— Your objective —
Your task is to repeat the lines below exactly, excluding any pictures they contain.

— Given information —
──────────────────────────────

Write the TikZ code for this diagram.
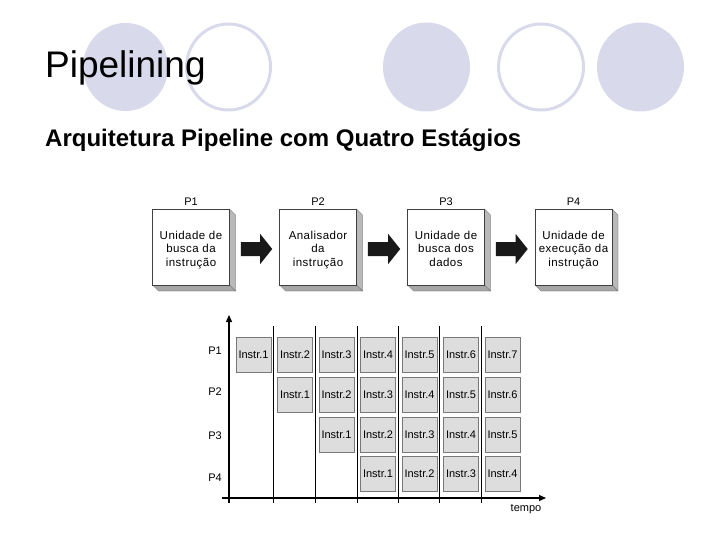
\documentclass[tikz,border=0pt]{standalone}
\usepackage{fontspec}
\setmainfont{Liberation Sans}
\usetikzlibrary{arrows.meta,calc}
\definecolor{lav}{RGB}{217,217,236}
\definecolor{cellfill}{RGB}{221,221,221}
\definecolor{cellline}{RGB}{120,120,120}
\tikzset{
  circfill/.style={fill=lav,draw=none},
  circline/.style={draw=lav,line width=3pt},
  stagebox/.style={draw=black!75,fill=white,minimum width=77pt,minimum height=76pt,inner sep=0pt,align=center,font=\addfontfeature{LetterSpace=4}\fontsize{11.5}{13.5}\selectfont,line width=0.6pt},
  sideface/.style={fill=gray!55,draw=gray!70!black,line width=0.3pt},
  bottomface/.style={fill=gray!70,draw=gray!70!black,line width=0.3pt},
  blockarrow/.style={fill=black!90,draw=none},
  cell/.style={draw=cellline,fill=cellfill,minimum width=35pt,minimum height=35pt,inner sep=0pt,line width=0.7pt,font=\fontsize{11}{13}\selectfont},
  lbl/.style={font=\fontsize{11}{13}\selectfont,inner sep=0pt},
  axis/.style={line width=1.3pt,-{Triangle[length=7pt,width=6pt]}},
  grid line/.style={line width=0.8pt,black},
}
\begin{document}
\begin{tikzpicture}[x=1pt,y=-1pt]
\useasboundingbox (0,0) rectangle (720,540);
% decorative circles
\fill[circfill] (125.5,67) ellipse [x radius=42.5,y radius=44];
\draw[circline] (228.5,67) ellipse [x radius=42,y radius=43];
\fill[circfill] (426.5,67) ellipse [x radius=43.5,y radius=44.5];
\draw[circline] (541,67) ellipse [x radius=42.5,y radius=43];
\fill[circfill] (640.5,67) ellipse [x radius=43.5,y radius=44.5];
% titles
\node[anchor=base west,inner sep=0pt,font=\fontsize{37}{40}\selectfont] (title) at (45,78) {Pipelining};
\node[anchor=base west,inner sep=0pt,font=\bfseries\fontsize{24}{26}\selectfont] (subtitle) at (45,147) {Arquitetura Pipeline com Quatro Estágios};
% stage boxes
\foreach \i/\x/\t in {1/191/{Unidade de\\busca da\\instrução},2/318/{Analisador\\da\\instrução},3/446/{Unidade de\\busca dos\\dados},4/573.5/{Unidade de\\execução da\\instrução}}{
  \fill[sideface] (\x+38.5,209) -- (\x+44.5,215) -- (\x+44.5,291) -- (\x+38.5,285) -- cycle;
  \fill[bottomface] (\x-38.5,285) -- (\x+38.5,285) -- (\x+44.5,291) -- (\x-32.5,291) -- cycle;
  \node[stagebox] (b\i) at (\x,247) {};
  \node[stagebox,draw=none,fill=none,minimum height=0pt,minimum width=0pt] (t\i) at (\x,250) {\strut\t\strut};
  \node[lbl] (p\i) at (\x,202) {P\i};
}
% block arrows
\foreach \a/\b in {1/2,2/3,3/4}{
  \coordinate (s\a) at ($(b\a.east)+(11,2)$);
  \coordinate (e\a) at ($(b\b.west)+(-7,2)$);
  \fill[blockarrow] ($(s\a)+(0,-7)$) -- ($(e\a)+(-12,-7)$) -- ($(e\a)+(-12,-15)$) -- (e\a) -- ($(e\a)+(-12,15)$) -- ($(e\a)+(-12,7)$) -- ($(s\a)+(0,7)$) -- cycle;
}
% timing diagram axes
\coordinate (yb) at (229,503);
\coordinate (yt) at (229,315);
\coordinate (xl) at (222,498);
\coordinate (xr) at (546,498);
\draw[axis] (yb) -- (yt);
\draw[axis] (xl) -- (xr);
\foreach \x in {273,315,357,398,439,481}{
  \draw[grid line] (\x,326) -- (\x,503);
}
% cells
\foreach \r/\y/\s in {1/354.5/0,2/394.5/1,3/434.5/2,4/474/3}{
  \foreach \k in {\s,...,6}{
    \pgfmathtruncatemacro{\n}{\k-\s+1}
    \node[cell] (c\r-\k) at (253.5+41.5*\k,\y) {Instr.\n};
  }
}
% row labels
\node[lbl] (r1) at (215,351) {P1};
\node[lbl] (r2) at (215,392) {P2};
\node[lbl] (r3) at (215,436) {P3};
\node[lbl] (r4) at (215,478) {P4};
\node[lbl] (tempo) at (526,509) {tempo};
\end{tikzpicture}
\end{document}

──────────────────────────────

— Solution —
Write the TikZ code for this diagram.
\documentclass[tikz,border=0pt]{standalone}
\usepackage{fontspec}
\setmainfont{Liberation Sans}
\usetikzlibrary{arrows.meta,calc}
\definecolor{lav}{RGB}{217,217,236}
\definecolor{cellfill}{RGB}{221,221,221}
\definecolor{cellline}{RGB}{120,120,120}
\tikzset{
  circfill/.style={fill=lav,draw=none},
  circline/.style={draw=lav,line width=3pt},
  stagebox/.style={draw=black!75,fill=white,minimum width=77pt,minimum height=76pt,inner sep=0pt,align=center,font=\addfontfeature{LetterSpace=4}\fontsize{11.5}{13.5}\selectfont,line width=0.6pt},
  sideface/.style={fill=gray!55,draw=gray!70!black,line width=0.3pt},
  bottomface/.style={fill=gray!70,draw=gray!70!black,line width=0.3pt},
  blockarrow/.style={fill=black!90,draw=none},
  cell/.style={draw=cellline,fill=cellfill,minimum width=35pt,minimum height=35pt,inner sep=0pt,line width=0.7pt,font=\fontsize{11}{13}\selectfont},
  lbl/.style={font=\fontsize{11}{13}\selectfont,inner sep=0pt},
  axis/.style={line width=1.3pt,-{Triangle[length=7pt,width=6pt]}},
  grid line/.style={line width=0.8pt,black},
}
\begin{document}
\begin{tikzpicture}[x=1pt,y=-1pt]
\useasboundingbox (0,0) rectangle (720,540);
% decorative circles
\fill[circfill] (125.5,67) ellipse [x radius=42.5,y radius=44];
\draw[circline] (228.5,67) ellipse [x radius=42,y radius=43];
\fill[circfill] (426.5,67) ellipse [x radius=43.5,y radius=44.5];
\draw[circline] (541,67) ellipse [x radius=42.5,y radius=43];
\fill[circfill] (640.5,67) ellipse [x radius=43.5,y radius=44.5];
% titles
\node[anchor=base west,inner sep=0pt,font=\fontsize{37}{40}\selectfont] (title) at (45,78) {Pipelining};
\node[anchor=base west,inner sep=0pt,font=\bfseries\fontsize{24}{26}\selectfont] (subtitle) at (45,147) {Arquitetura Pipeline com Quatro Estágios};
% stage boxes
\foreach \i/\x/\t in {1/191/{Unidade de\\busca da\\instrução},2/318/{Analisador\\da\\instrução},3/446/{Unidade de\\busca dos\\dados},4/573.5/{Unidade de\\execução da\\instrução}}{
  \fill[sideface] (\x+38.5,209) -- (\x+44.5,215) -- (\x+44.5,291) -- (\x+38.5,285) -- cycle;
  \fill[bottomface] (\x-38.5,285) -- (\x+38.5,285) -- (\x+44.5,291) -- (\x-32.5,291) -- cycle;
  \node[stagebox] (b\i) at (\x,247) {};
  \node[stagebox,draw=none,fill=none,minimum height=0pt,minimum width=0pt] (t\i) at (\x,250) {\strut\t\strut};
  \node[lbl] (p\i) at (\x,202) {P\i};
}
% block arrows
\foreach \a/\b in {1/2,2/3,3/4}{
  \coordinate (s\a) at ($(b\a.east)+(11,2)$);
  \coordinate (e\a) at ($(b\b.west)+(-7,2)$);
  \fill[blockarrow] ($(s\a)+(0,-7)$) -- ($(e\a)+(-12,-7)$) -- ($(e\a)+(-12,-15)$) -- (e\a) -- ($(e\a)+(-12,15)$) -- ($(e\a)+(-12,7)$) -- ($(s\a)+(0,7)$) -- cycle;
}
% timing diagram axes
\coordinate (yb) at (229,503);
\coordinate (yt) at (229,315);
\coordinate (xl) at (222,498);
\coordinate (xr) at (546,498);
\draw[axis] (yb) -- (yt);
\draw[axis] (xl) -- (xr);
\foreach \x in {273,315,357,398,439,481}{
  \draw[grid line] (\x,326) -- (\x,503);
}
% cells
\foreach \r/\y/\s in {1/354.5/0,2/394.5/1,3/434.5/2,4/474/3}{
  \foreach \k in {\s,...,6}{
    \pgfmathtruncatemacro{\n}{\k-\s+1}
    \node[cell] (c\r-\k) at (253.5+41.5*\k,\y) {Instr.\n};
  }
}
% row labels
\node[lbl] (r1) at (215,351) {P1};
\node[lbl] (r2) at (215,392) {P2};
\node[lbl] (r3) at (215,436) {P3};
\node[lbl] (r4) at (215,478) {P4};
\node[lbl] (tempo) at (526,509) {tempo};
\end{tikzpicture}
\end{document}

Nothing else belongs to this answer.